I like making lasagna rolls instead of a regular lasagna for several reasons. One: I feel like it's much cleaner to serve. Two: I can easily portion it out for dinner and lunch. Three: They are cuter. Yeah, that is totally a reason.
Lasagna Rolls (makes six rolls):
For cheese filling:
1 beaten egg
2 cups ricotta cheese
1 cup mozzarella cheese, shredded
1/4 cup Parmesan cheese, grated
6 lasagna noodles
1 jar of pasta sauce (about 24 ounces)
This recipe is from the Lasagna recipe in my Better Homes and Gardens cookbook. I don't usually make the meat sauce that is included, I feel like we eat so much meat already.
Pre-heat oven to 375 degrees.
Cook six lasagna noodles according to package directions.

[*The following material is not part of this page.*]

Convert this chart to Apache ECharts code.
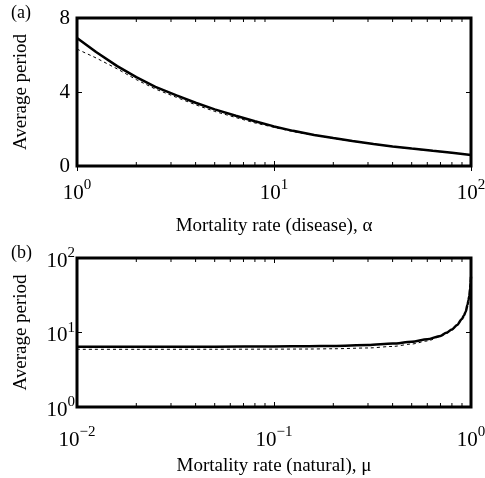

Mix together the cheese filling while the noodles cook.
Layer the bottom of your baking dish with some of the sauce.
Assemble your noodles (cheese mixture and sauce), roll, and place seam side down into the baking dish.
Cover with the rest of the sauce.
Sprinkle with mozzarella cheese and or Parmesan cheese
Tent loosely with foil.
Place in oven for about 35 min
1 or more cloves of garlic (depends on how much you like garlic. I love the stuff so I usually use at least two)
1 stick of salted butter
Mince garlic (I do this in a food processor), add a stick of butter, process until mixed together. If you make more than you need, it freezes nicely.
I melted the butter and dunked each crescent piece into it and then rolled them up. Cooked according to package directions. Normally I like to use french bread for garlic bread but this is what I had on hand.